In Article <3cpcn8$59s at charm.magnus.acs.ohio-state.edu>
ppappas at magnus.acs.ohio-state.edu (Peter W Pappas) writes:
> Eric mentions another good point, and that is that the
>definitions we are using may mean different things to different people. What's
>virulence? What's pathology? Surely, the definitions of these terms are going
>to vary among ecologists, epidemiologists, pathologists, etc., so those working
>in different areas of host-parasite relationships might have quite different
>views of such relationships.
>
This is true, but I think it is incumbent on all who use the terms
should do so with regard to conventional usage. When this discussion began I
made a point of looking up the distiniction between pathogencity and virulence
in Mausner and Baum's "Epidemiology", which I believe most regard as the
functional equivalent of "Clinical Parasitology", or Manson's "Tropical
Medicine", pathogenicity is the ability of an etiologic agent to induce
clinical disease in a host, virulence is mortality resulting from cases of
clinical disease. Virulence can be expressed as the Case Fatality Rate. As all
of us know, simple infection with a parasite is not synonomus with clinical
disease so we distinquish between infections which are asymptomatic and those
which result in disease. The terminology issue is a tricky one when
communicating accross disciplinary lines.
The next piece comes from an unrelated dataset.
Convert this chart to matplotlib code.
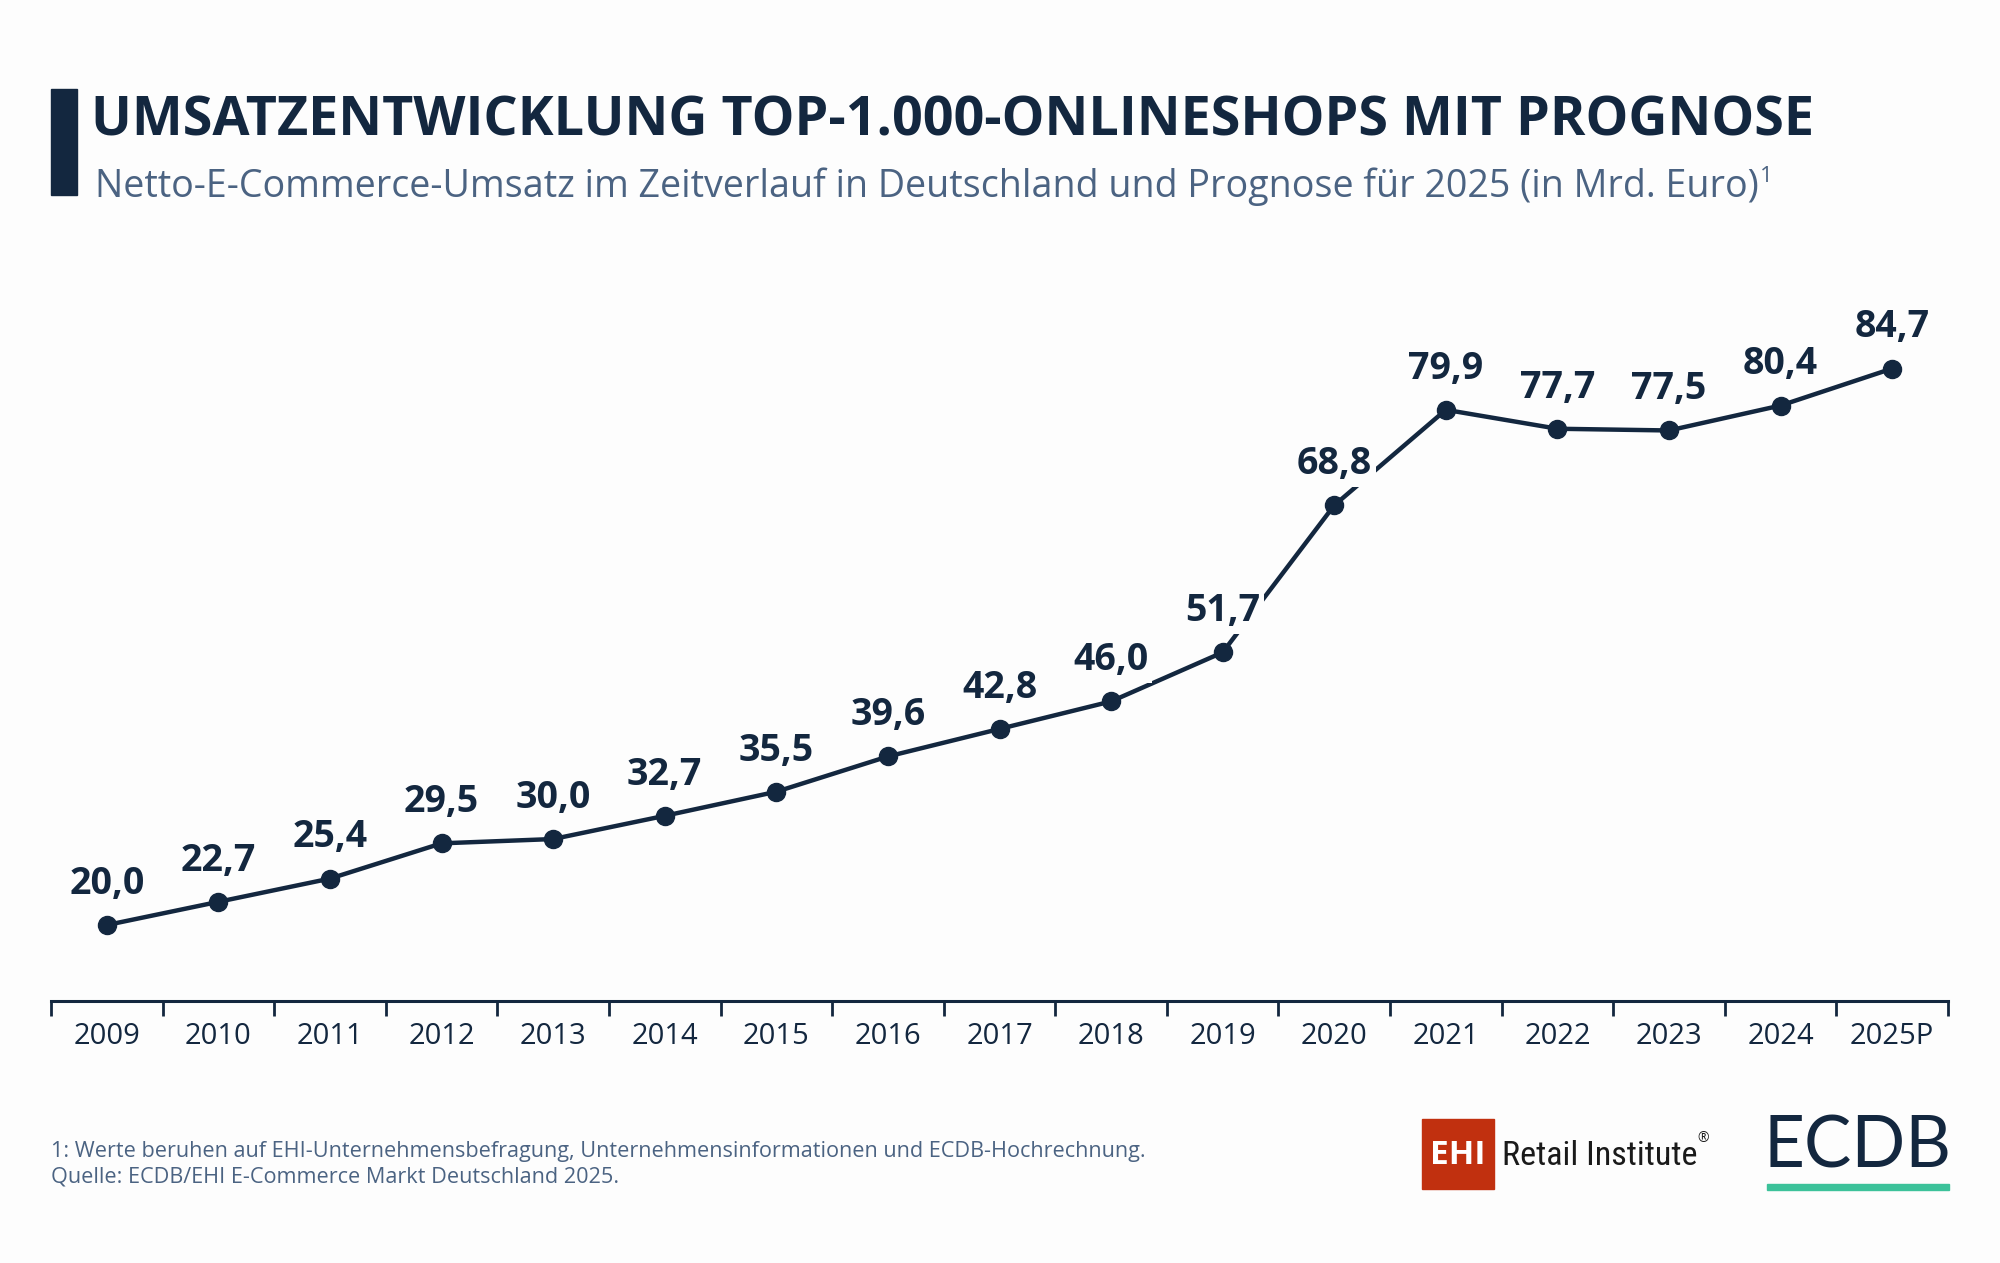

Fortunately, we have the formal
statement of ecological terms authored by Esch et al to keep us all talking
the same language. When I speak to the anthropologists, I always have to
make sure that they understand that prevalence and incidence are not synonomus
terms, and that there is a real distiniction between infestation and infection.
**********************************
* Charles T. Faulkner * When you don't know where you're
* Univ of Tennessee, Knoxville * going any road will take you there.